RECORD EXTRACTS.
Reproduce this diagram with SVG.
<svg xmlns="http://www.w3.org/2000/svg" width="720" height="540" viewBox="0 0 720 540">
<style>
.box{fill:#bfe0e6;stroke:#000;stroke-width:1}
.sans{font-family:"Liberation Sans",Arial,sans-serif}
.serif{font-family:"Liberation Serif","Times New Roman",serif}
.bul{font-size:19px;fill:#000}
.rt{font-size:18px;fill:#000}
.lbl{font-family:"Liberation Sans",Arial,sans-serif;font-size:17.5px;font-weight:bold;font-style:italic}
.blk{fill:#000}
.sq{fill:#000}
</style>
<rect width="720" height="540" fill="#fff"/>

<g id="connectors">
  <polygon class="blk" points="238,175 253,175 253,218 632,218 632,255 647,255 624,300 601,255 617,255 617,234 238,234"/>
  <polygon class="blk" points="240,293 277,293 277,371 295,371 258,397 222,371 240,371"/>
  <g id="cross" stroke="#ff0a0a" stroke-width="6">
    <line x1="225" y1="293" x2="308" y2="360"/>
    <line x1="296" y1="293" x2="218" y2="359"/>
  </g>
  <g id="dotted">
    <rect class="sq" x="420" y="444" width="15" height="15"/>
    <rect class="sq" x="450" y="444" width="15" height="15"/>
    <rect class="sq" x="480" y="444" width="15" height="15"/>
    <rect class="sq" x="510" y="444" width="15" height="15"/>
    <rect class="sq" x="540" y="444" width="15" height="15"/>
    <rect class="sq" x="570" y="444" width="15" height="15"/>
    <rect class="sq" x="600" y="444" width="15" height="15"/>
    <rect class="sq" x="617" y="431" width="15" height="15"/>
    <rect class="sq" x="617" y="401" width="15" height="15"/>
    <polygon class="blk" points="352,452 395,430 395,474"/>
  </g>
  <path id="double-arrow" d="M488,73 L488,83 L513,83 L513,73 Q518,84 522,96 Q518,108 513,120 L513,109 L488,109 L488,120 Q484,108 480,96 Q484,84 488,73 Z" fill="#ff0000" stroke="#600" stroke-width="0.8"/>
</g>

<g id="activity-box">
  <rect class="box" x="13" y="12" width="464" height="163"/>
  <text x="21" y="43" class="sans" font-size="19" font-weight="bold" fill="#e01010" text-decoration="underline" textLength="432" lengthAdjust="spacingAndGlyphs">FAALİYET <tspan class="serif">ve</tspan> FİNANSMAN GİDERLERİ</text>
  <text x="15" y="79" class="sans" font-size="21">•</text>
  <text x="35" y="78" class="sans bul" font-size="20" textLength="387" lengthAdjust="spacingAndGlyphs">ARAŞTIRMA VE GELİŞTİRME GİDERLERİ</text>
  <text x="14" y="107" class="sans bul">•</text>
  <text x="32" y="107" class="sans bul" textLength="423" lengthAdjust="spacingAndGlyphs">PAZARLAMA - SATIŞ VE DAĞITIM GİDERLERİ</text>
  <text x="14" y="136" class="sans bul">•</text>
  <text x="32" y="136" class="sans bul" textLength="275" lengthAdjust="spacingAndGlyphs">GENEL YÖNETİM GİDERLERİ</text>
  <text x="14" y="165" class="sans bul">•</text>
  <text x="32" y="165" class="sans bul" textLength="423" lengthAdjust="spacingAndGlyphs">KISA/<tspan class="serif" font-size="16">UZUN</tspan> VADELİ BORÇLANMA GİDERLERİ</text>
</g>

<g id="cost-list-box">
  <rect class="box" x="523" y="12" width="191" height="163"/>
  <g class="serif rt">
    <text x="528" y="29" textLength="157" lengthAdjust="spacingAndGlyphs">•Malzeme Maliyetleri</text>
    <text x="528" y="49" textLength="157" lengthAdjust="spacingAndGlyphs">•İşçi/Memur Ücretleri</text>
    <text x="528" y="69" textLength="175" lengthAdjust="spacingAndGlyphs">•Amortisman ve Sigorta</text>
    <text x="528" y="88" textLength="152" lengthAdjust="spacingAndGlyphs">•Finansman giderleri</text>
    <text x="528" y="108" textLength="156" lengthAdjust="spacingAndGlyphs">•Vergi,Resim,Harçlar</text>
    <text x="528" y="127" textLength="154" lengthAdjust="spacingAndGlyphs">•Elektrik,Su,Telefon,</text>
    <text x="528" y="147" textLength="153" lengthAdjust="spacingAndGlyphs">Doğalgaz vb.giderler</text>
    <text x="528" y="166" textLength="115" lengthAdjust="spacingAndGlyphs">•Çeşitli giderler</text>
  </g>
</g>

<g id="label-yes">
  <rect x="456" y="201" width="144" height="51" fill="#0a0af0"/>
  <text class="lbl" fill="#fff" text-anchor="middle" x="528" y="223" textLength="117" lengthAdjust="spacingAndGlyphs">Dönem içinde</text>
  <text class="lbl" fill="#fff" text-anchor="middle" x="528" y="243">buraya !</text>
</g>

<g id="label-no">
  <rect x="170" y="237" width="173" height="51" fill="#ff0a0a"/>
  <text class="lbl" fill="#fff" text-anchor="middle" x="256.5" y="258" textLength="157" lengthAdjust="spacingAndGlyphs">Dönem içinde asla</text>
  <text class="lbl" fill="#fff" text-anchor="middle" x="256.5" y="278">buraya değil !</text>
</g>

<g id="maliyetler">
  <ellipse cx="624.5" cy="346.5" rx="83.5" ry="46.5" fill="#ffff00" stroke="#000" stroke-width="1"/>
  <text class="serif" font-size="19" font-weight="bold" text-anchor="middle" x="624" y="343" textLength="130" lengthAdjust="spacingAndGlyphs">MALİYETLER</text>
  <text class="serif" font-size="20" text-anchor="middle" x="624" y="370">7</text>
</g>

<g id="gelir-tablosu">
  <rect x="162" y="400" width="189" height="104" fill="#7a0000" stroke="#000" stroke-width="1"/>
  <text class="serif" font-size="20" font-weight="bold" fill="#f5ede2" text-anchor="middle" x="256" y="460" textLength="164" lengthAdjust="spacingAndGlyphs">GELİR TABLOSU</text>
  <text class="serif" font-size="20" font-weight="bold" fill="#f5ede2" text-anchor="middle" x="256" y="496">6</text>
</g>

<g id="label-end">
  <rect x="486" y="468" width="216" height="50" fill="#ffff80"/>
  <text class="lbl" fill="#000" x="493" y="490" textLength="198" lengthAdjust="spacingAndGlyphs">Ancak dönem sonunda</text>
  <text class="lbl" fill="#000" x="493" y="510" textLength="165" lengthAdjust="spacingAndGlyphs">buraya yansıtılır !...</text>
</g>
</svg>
---
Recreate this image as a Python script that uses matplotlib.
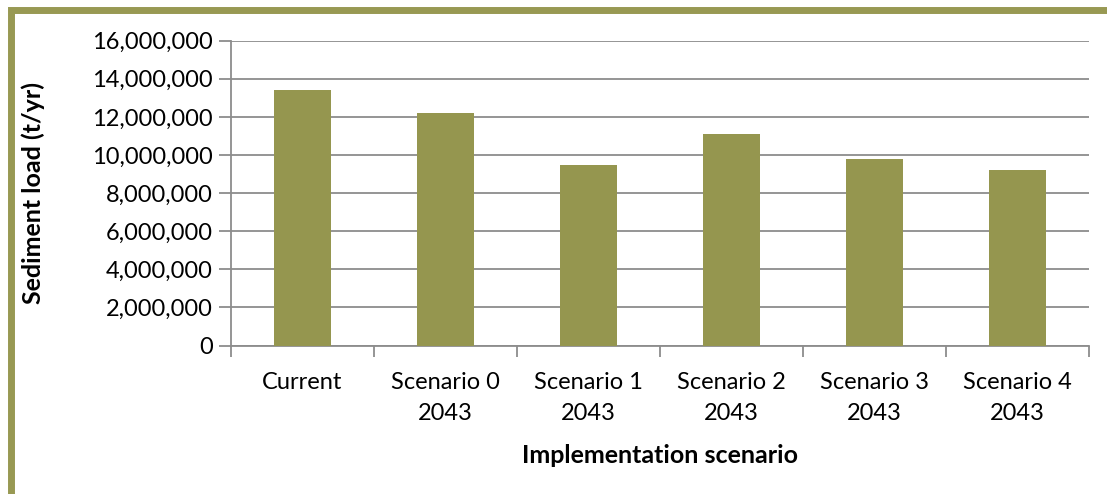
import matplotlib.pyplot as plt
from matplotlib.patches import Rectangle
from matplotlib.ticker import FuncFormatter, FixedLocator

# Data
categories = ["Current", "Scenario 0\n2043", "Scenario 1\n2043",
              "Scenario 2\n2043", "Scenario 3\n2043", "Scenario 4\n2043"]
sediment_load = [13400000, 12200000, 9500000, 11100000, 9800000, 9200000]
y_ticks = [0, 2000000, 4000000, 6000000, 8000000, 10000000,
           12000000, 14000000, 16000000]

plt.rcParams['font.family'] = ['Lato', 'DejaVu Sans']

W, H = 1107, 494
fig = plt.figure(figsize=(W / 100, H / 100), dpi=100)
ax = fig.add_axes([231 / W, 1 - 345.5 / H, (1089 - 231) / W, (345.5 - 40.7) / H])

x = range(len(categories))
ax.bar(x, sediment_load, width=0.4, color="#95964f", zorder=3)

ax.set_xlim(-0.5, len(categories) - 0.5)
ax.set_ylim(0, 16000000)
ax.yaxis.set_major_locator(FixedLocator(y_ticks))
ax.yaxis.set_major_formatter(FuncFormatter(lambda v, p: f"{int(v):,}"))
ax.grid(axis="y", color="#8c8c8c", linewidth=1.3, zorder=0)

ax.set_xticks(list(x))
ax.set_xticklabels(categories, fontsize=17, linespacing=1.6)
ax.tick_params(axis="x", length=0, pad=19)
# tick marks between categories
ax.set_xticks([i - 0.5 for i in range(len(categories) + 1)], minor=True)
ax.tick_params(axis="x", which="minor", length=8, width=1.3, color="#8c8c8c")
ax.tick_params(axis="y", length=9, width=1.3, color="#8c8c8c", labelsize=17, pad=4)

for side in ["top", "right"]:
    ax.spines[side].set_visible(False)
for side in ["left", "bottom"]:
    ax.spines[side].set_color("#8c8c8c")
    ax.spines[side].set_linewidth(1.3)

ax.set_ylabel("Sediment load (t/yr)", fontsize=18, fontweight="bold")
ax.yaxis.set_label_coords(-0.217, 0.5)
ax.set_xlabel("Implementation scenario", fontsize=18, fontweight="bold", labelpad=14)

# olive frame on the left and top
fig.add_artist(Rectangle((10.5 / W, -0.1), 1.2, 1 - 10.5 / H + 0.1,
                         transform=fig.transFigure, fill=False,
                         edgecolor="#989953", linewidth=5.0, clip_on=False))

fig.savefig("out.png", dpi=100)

WORK INSTRUCTIONS. Go through the material and select each line with the string "this" in it.

FINISHED TASK.
Reproduce this diagram with SVG.
Recreate this image as a Python script that uses matplotlib.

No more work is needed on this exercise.